About 12 years ago, I had arthroscopic knee surgery, which is an outpatient procedure. It was supposed to be a walk-in, walk-out procedure. I told everyone that I would be getting this done on a Friday and would be back to work on Monday. It turned out that for me that wasn’t the case.
I developed a blood clot in my leg following the surgery. I didn’t know what it was. I called up my orthopedic surgeon. He asked if I had a fever, thinking it might be an infection. When I went to see him, he ordered an ultrasound and we discovered that it was a blood clot. I went to the hospital and was given injections of enoxaparin and put on warfarin. After a few days, I was discharged and told that I could get off of the warfarin in 6 months. I was told that my life would return to normal. Unfortunately, it was harder for me. I spent the next two months in bed with a lot of discomfort in my leg.
I started looking for other help to find out what was going to happen to me. I felt pretty insecure at that time and unsure if I was ever going to be well again.
Mark found himself discharged from the hospital with little information about his condition.
I was put on warfarin, but by seeking second opinions, I discovered that there might be some other treatments that might help easy my discomfort. This led me to Dr. Goldhaber at the Brigham.
I think the two things that changed right away was that I was given compression stockings, which really helped with the discomfort and, to answer my many questions, Dr. Goldhaber suggested I attend support group.
His suggestion was that an informed patient would take better care of themselves and that made sense to me, so I said, “Okay, I’ll give this a try.”
When I was first diagnosed with a blood clot, I was of the opinion that doctors were the experts and that I should just do what they said.
Over a period of time, I began to realize that if I wanted to take care of myself and live a long happy life, I really had to take responsibility for my own healthcare. I think the support group was very helpful in guiding me towards asking questions and learning more about taking care of myself. There are a lot of different ways of treating things and your engagement as a patient really helps the effectiveness of whatever treatment you’re given. I think that’s really, really important. It’s not a passive role, to be a patient. It’s an active role and you can really positively impact the outcome by taking the responsibility to be well informed and to ask questions.
It helped me to ensure I always took the medication and that I religiously wore the compression stockings, which I still wear today. At first it felt strange and uncomfortable to have to take medication on a regular basis and wear the stockings. I had never done that before. After a while, it felt good to be taking care of myself and I like the fact that, 12 years later, I haven’t had a reoccurrence of a blood clot.
I didn’t think I was susceptible to something like this. After, my attention was driven inward on myself in a way that wasn’t really productive or helpful. It led me to feel fearful for my own wellbeing. You can really dig a hole for yourself when you get into that situation.
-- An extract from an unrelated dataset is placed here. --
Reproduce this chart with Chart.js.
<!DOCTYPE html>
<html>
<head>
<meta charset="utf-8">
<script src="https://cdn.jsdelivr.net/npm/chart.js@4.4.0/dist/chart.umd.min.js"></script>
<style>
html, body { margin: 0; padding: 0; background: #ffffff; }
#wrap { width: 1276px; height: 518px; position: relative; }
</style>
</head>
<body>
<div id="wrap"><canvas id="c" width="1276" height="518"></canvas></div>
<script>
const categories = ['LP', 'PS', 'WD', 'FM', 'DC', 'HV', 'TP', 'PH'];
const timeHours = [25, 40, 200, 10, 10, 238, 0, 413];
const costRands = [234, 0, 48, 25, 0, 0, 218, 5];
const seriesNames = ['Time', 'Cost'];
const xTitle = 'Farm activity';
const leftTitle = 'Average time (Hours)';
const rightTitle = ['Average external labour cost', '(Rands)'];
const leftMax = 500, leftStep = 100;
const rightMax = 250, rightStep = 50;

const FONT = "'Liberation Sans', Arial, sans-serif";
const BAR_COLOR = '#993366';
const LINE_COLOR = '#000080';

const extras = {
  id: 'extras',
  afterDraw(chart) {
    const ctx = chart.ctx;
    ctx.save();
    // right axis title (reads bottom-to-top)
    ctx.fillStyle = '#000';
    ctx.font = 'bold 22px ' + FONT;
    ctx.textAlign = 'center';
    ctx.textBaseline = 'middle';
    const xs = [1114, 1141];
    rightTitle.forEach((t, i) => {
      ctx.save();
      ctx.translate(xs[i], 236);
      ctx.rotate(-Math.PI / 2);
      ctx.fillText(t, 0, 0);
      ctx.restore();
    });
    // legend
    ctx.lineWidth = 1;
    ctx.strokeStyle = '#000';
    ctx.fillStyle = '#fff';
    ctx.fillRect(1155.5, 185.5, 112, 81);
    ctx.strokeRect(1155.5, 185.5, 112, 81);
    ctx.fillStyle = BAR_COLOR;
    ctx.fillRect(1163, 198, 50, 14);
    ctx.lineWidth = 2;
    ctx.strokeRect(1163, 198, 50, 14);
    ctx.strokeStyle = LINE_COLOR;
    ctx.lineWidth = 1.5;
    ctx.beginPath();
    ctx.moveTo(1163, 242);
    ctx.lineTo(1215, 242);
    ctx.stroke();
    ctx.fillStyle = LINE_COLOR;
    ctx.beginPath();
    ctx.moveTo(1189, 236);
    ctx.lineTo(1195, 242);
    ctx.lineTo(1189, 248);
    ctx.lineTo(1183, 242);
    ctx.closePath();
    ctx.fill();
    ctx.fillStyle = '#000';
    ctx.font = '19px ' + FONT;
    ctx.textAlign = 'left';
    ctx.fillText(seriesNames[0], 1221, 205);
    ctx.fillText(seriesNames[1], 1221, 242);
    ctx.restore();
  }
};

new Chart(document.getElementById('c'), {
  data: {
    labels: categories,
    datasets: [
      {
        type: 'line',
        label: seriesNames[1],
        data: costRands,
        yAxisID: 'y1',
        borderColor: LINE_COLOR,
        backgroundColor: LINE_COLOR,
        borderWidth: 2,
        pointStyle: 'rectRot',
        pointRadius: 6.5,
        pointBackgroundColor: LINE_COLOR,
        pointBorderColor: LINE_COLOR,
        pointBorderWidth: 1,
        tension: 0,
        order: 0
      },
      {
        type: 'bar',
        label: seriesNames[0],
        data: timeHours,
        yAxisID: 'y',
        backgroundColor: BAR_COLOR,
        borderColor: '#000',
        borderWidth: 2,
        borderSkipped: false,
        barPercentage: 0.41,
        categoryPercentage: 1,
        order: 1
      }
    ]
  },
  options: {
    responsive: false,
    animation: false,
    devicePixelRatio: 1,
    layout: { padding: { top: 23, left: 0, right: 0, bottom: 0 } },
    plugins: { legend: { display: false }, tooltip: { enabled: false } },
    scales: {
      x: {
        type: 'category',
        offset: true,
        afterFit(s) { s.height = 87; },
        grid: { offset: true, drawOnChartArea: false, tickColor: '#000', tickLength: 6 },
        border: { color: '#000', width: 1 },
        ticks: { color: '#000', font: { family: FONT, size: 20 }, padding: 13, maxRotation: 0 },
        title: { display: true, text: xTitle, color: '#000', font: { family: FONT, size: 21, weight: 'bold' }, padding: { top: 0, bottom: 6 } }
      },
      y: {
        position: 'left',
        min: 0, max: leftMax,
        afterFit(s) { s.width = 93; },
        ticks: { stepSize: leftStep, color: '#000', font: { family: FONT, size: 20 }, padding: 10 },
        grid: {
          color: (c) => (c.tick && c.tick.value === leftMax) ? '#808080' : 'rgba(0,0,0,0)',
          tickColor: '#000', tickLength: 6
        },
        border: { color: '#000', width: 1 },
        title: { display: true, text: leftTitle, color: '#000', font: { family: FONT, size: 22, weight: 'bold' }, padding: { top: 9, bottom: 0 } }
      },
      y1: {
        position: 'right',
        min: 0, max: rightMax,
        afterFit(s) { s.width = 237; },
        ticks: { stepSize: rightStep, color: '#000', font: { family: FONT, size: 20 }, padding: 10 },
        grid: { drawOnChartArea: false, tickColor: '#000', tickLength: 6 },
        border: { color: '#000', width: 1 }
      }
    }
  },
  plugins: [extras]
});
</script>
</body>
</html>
Being with other people who have had a similar experience and seeing that they’re surviving, that they’re in a process of recovery instead of being victimized by a circumstance that they didn’t want, really helped me to see that there was potentially a very good future for me. That was the essential factor to being in a support group, seeing other people who were doing well and hearing their stories. It allowed me to realize that I’m not alone and this is something that I can turn into something positive for me.
I still use my compression stockings and I take rivaroxaban.
I think the support group is a wonderful opportunity that a lot of people may have available to them and don’t take advantage of. I’d really love to encourage people to do that. It’s possible that there are people that wouldn’t benefit from the experience, but I think it’s really unlikely. The opportunity that you can give yourself is to go and learn and see other people who have experienced what you’ve experienced. You’ll feel encouraged that you can recover from this. You’ll take better care of yourself without as much effort, if you have the support of other people around you.